Property Conversions

  • Bipartisan legislation introduced by Reps. Mike Carey (R-OH) and Jimmy Gomez (D-CA), the Revitalizing Downtowns and Main Streets Act of 2025 (H.R. 2410), would create a new tax credit to reduce the costs associated with converting older office buildings to housing or other uses. The legislation is supported by abroad coalition of pro-housing and real estate-related organizations.
  • Conversion projects can occur in a variety of settings, from central business districts and suburban office parks to rural communities and industrial facilities. The repurposing of existing structures can save energy while reinvigorating communities and reigniting economic growth where it is most needed.
  • The inherent risks and elevated costs associated with property conversions, combined with the numerous social and economic benefits of conversions that flow to the broader community, justify proactive government policies that incentivize owners to adapt existing properties to new uses.

Property Redevelopment

  • Not all properties can be converted to new uses.

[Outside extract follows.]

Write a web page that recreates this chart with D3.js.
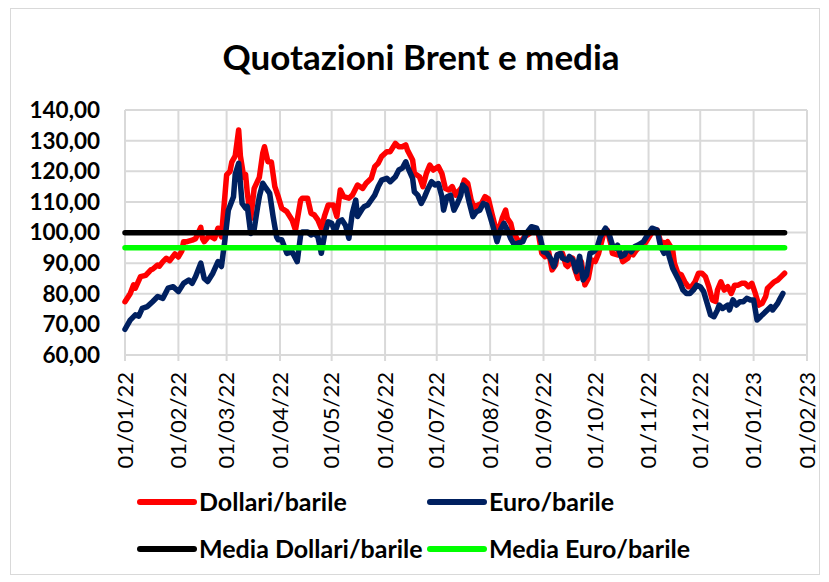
<!DOCTYPE html>
<html><head><meta charset="utf-8">
<script src="https://cdn.jsdelivr.net/npm/d3@7"></script>
<style>body{margin:0;background:#fff}svg{display:block}text{font-family:Lato,"Open Sans",sans-serif}</style>
</head><body>
<svg id="c" width="829" height="582"></svg>
<script>
const titleText = "Quotazioni Brent e media";
const yTicks = [60,70,80,90,100,110,120,130,140];
const seriesNames = ["Dollari/barile","Euro/barile","Media Dollari/barile","Media Euro/barile"];
const seriesColors = ["#ff0000","#002060","#000000","#00ff00"];
const meanUsd = 99.9;
const meanEur = 95.0;
const usdDates = ["2022-01-01","2022-01-04","2022-01-06","2022-01-07","2022-01-10","2022-01-13","2022-01-16","2022-01-17","2022-01-20","2022-01-21","2022-01-23","2022-01-25","2022-01-27","2022-01-30","2022-02-01","2022-02-03","2022-02-04","2022-02-06","2022-02-09","2022-02-11","2022-02-14","2022-02-15","2022-02-16","2022-02-19","2022-02-22","2022-02-24","2022-02-26","2022-02-28","2022-03-01","2022-03-03","2022-03-04","2022-03-06","2022-03-08","2022-03-09","2022-03-11","2022-03-12","2022-03-13","2022-03-15","2022-03-17","2022-03-20","2022-03-22","2022-03-23","2022-03-25","2022-03-27","2022-03-29","2022-03-31","2022-04-02","2022-04-05","2022-04-08","2022-04-10","2022-04-13","2022-04-14","2022-04-17","2022-04-19","2022-04-21","2022-04-23","2022-04-25","2022-04-27","2022-04-29","2022-05-02","2022-05-04","2022-05-06","2022-05-08","2022-05-11","2022-05-13","2022-05-16","2022-05-19","2022-05-21","2022-05-24","2022-05-26","2022-05-28","2022-05-30","2022-06-02","2022-06-04","2022-06-07","2022-06-09","2022-06-11","2022-06-13","2022-06-14","2022-06-17","2022-06-18","2022-06-21","2022-06-23","2022-06-25","2022-06-27","2022-06-29","2022-07-02","2022-07-04","2022-07-06","2022-07-08","2022-07-10","2022-07-12","2022-07-13","2022-07-16","2022-07-17","2022-07-19","2022-07-21","2022-07-23","2022-07-25","2022-07-27","2022-07-29","2022-07-31","2022-08-02","2022-08-04","2022-08-06","2022-08-08","2022-08-10","2022-08-11","2022-08-13","2022-08-14","2022-08-17","2022-08-18","2022-08-21","2022-08-24","2022-08-27","2022-08-29","2022-08-31","2022-09-02","2022-09-04","2022-09-06","2022-09-08","2022-09-09","2022-09-12","2022-09-14","2022-09-15","2022-09-18","2022-09-19","2022-09-21","2022-09-23","2022-09-25","2022-09-27","2022-09-29","2022-10-01","2022-10-03","2022-10-06","2022-10-08","2022-10-10","2022-10-11","2022-10-14","2022-10-15","2022-10-17","2022-10-20","2022-10-21","2022-10-23","2022-10-25","2022-10-27","2022-10-30","2022-11-02","2022-11-04","2022-11-06","2022-11-08","2022-11-11","2022-11-12","2022-11-15","2022-11-16","2022-11-18","2022-11-20","2022-11-22","2022-11-24","2022-11-26","2022-11-28","2022-11-30","2022-12-02","2022-12-04","2022-12-06","2022-12-08","2022-12-10","2022-12-11","2022-12-13","2022-12-15","2022-12-17","2022-12-19","2022-12-21","2022-12-23","2022-12-25","2022-12-27","2022-12-29","2022-12-31","2023-01-02","2023-01-04","2023-01-06","2023-01-08","2023-01-09","2023-01-12","2023-01-13","2023-01-15","2023-01-17","2023-01-19"];
const usdValues = [77.4,80.0,82.9,81.8,85.6,86.0,87.8,88.0,89.4,89.0,90.5,91.6,90.8,93.0,92.0,94.0,97.0,97.0,97.5,98.0,101.7,98.0,97.0,99.0,98.0,101.4,98.6,112.0,118.8,120.0,123.0,125.0,133.5,125.0,118.0,119.0,113.0,104.5,114.4,118.0,126.0,128.0,123.1,123.0,115.0,111.7,107.9,106.8,104.1,100.8,110.6,111.2,111.2,106.3,105.7,104.1,101.4,105.7,109.0,109.0,105.2,113.9,111.7,111.2,112.2,115.5,114.4,116.1,117.7,121.5,122.6,124.8,126.4,126.4,129.1,128.0,128.0,128.6,126.9,123.7,119.3,118.2,115.0,119.3,122.0,120.4,121.5,119.3,114.4,113.9,115.0,112.2,113.0,115.0,117.1,116.1,110.6,107.9,109.0,109.5,111.7,111.0,106.3,101.9,100.8,104.6,107.3,104.6,103.0,100.5,97.6,96.5,98.6,99.7,101.4,99.7,93.2,92.1,93.7,87.8,89.4,92.7,93.2,89.4,88.9,91.6,88.3,85.0,90.5,82.9,85.0,91.0,90.5,93.2,99.7,100.8,96.5,93.2,92.7,94.3,90.5,91.6,93.2,92.7,94.3,95.4,96.5,99.2,100.8,100.8,97.0,96.5,97.0,94.3,90.0,86.7,86.2,83.9,82.3,82.3,83.9,86.7,86.7,85.6,82.3,78.0,77.5,81.2,83.9,81.2,82.3,80.1,82.8,82.8,83.4,83.4,82.3,83.4,80.1,76.3,76.9,79.1,81.7,83.4,83.9,84.5,85.6,86.7];
const eurDates = ["2022-01-01","2022-01-04","2022-01-07","2022-01-09","2022-01-11","2022-01-14","2022-01-17","2022-01-20","2022-01-23","2022-01-26","2022-01-29","2022-02-01","2022-02-04","2022-02-07","2022-02-09","2022-02-11","2022-02-14","2022-02-16","2022-02-18","2022-02-21","2022-02-24","2022-02-26","2022-02-28","2022-03-02","2022-03-05","2022-03-06","2022-03-08","2022-03-10","2022-03-12","2022-03-13","2022-03-15","2022-03-17","2022-03-19","2022-03-20","2022-03-22","2022-03-24","2022-03-26","2022-03-28","2022-03-30","2022-03-31","2022-04-02","2022-04-05","2022-04-08","2022-04-11","2022-04-13","2022-04-14","2022-04-17","2022-04-19","2022-04-21","2022-04-23","2022-04-25","2022-04-27","2022-04-29","2022-05-01","2022-05-03","2022-05-05","2022-05-07","2022-05-09","2022-05-11","2022-05-13","2022-05-15","2022-05-16","2022-05-19","2022-05-20","2022-05-22","2022-05-24","2022-05-26","2022-05-28","2022-05-30","2022-06-02","2022-06-04","2022-06-07","2022-06-09","2022-06-11","2022-06-13","2022-06-14","2022-06-17","2022-06-18","2022-06-20","2022-06-22","2022-06-24","2022-06-26","2022-06-28","2022-06-30","2022-07-02","2022-07-04","2022-07-05","2022-07-07","2022-07-09","2022-07-11","2022-07-13","2022-07-15","2022-07-16","2022-07-18","2022-07-20","2022-07-22","2022-07-24","2022-07-26","2022-07-28","2022-07-30","2022-08-01","2022-08-03","2022-08-05","2022-08-07","2022-08-09","2022-08-11","2022-08-13","2022-08-15","2022-08-17","2022-08-20","2022-08-22","2022-08-25","2022-08-28","2022-08-30","2022-09-01","2022-09-03","2022-09-05","2022-09-07","2022-09-09","2022-09-11","2022-09-12","2022-09-15","2022-09-16","2022-09-18","2022-09-20","2022-09-22","2022-09-24","2022-09-26","2022-09-28","2022-09-30","2022-10-02","2022-10-04","2022-10-07","2022-10-09","2022-10-11","2022-10-13","2022-10-14","2022-10-16","2022-10-18","2022-10-20","2022-10-22","2022-10-24","2022-10-26","2022-10-29","2022-11-01","2022-11-03","2022-11-06","2022-11-08","2022-11-10","2022-11-12","2022-11-13","2022-11-15","2022-11-17","2022-11-19","2022-11-21","2022-11-23","2022-11-25","2022-11-27","2022-11-29","2022-12-01","2022-12-03","2022-12-05","2022-12-07","2022-12-09","2022-12-11","2022-12-12","2022-12-14","2022-12-17","2022-12-18","2022-12-20","2022-12-22","2022-12-24","2022-12-26","2022-12-28","2022-12-30","2023-01-01","2023-01-03","2023-01-05","2023-01-06","2023-01-09","2023-01-11","2023-01-12","2023-01-15","2023-01-16","2023-01-18"];
const eurValues = [68.4,71.4,73.1,72.7,75.2,75.8,77.4,79.1,78.5,81.8,82.3,80.7,83.4,84.5,83.4,85.6,90.0,85.0,84.0,86.7,90.5,88.9,97.6,107.3,111.7,119.0,122.6,109.5,108.0,108.5,99.7,101.0,108.4,111.7,116.1,114.4,112.8,105.2,98.6,97.6,97.6,93.2,93.7,90.5,99.2,100.2,100.2,99.2,99.7,98.6,93.2,99.7,103.5,103.0,100.2,103.5,104.1,102.4,98.1,106.3,110.6,105.2,107.9,108.5,109.0,110.6,112.2,114.9,117.1,117.7,116.6,118.2,120.4,121.0,123.1,121.5,117.7,113.3,112.2,109.5,111.7,114.4,116.6,115.5,116.0,111.7,107.3,111.7,112.2,107.3,109.5,112.2,115.5,114.4,109.5,105.2,106.8,107.3,109.5,109.0,105.2,101.4,97.0,100.8,103.0,100.8,98.0,96.0,96.5,97.0,99.7,101.9,101.4,98.6,93.7,93.2,91.6,88.8,92.7,93.2,91.6,91.0,92.2,91.0,87.2,92.2,84.5,86.1,93.2,93.7,94.9,98.6,101.4,99.7,95.9,94.9,95.9,92.2,92.7,94.9,93.7,95.4,95.9,97.0,99.7,101.4,100.8,95.4,93.2,94.3,92.1,88.3,86.1,83.9,81.2,80.1,80.1,81.2,82.8,82.3,80.7,76.9,73.1,72.5,74.7,76.3,75.2,76.3,74.7,78.0,76.3,77.4,77.4,78.5,78.0,78.0,71.4,72.5,73.1,74.7,75.8,74.7,76.9,78.0,80.1];

const parse = d3.utcParse("%Y-%m-%d");
const usd = usdDates.map((d,i)=>({date:parse(d), v:usdValues[i]}));
const eur = eurDates.map((d,i)=>({date:parse(d), v:eurValues[i]}));
const start = parse("2022-01-01"), end = parse("2023-02-01");

const svg = d3.select("#c");
svg.append("rect").attr("x",10.5).attr("y",8.5).attr("width",809).attr("height",566)
  .attr("fill","#fff").attr("stroke","#d9d9d9").attr("stroke-width",1);

const x = d3.scaleUtc().domain([start,end]).range([125,807]);
const y = d3.scaleLinear().domain([60,140]).range([355,110]);
const months = d3.utcMonth.range(start, d3.utcDay.offset(end,1));

// grid
svg.append("g").selectAll("line").data(yTicks).join("line")
  .attr("x1",125).attr("x2",807).attr("y1",d=>y(d)).attr("y2",d=>y(d))
  .attr("stroke","#d9d9d9").attr("stroke-width",2);
svg.append("g").selectAll("line").data(months).join("line")
  .attr("x1",d=>x(d)).attr("x2",d=>x(d)).attr("y1",110).attr("y2",361)
  .attr("stroke","#d9d9d9").attr("stroke-width",2);

// y labels
svg.append("g").selectAll("text").data(yTicks).join("text")
  .attr("x",100).attr("y",d=>y(d)).attr("dy","0.35em").attr("text-anchor","end")
  .attr("font-size",22.5).attr("font-weight",700).attr("fill","#000")
  .text(d=>d3.format(".2f")(d).replace(".",","));

// x labels
const fmt = d3.utcFormat("%d/%m/%y");
svg.append("g").selectAll("text").data(months).join("text")
  .attr("transform",d=>`translate(${x(d)},372) rotate(-90)`)
  .attr("text-anchor","end").attr("dy","0.35em")
  .attr("font-size",22).attr("fill","#000")
  .text(d=>fmt(d));

// lines
const line = d3.line().x(d=>x(d.date)).y(d=>y(d.v));
const lastDate = usd[usd.length-1].date;
const series = [usd, eur, [{date:start,v:meanUsd},{date:lastDate,v:meanUsd}], [{date:start,v:meanEur},{date:lastDate,v:meanEur}]];
series.forEach((s,i)=>{
  svg.append("path").datum(s).attr("d",line).attr("fill","none")
    .attr("stroke",seriesColors[i]).attr("stroke-width",5.5)
    .attr("stroke-linejoin","round").attr("stroke-linecap","round");
});

// title
svg.append("text").attr("x",421).attr("y",70).attr("text-anchor","middle")
  .attr("font-size",35).attr("font-weight",700).attr("fill","#000").text(titleText);

// legend
const legPos = [[140,502],[430,502],[140,549],[430,549]];
seriesNames.forEach((n,i)=>{
  const [lx,ly] = legPos[i];
  svg.append("line").attr("x1",lx).attr("x2",lx+54).attr("y1",ly).attr("y2",ly)
    .attr("stroke",seriesColors[i]).attr("stroke-width",6).attr("stroke-linecap","round");
  svg.append("text").attr("x",lx+59).attr("y",ly).attr("dy","0.35em")
    .attr("font-size",25).attr("font-weight",700).attr("fill","#000").text(n);
});
</script>
</body></html>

Often, in the case of vacant, obsolete, and underutilized buildings, the best course of action is to tear down the structure and redevelop the property.
  • Current tax law discourages property redevelopment by not allowing taxpayers to deduct (or depreciate)the remaining basis of demolished buildings.
  • Similarly, the actual demolition costs are also nondeductible. This disincentive to property redevelopment is an impediment to the revitalization of communities, reduces local tax revenue, and undermines investment and job growth.

The LIHTC

  • Since its inception in 1986, the LIHTC has financed the development of nearly 3.5 million affordable rental homes that house over 8 million low-income households. Proposed legislation would make major new investments ($29-32 billion) in expanding and improving the LIHTC.
  • Under the successful LIHTC program, states can award housing credits based on their own affordable housing priorities. They can target credits to housing units dedicated to certain populations such as seniors or veterans, or to specific regions most in need of affordable housing.
  • The One Big Beautiful Bill Act (OB3 Act) included a permanent 12 percent increase in the amount of LIHTC allocations to states and permanently lowered the requirement for private activity bond financing for LIHTC projects from 50 percent to 25 percent.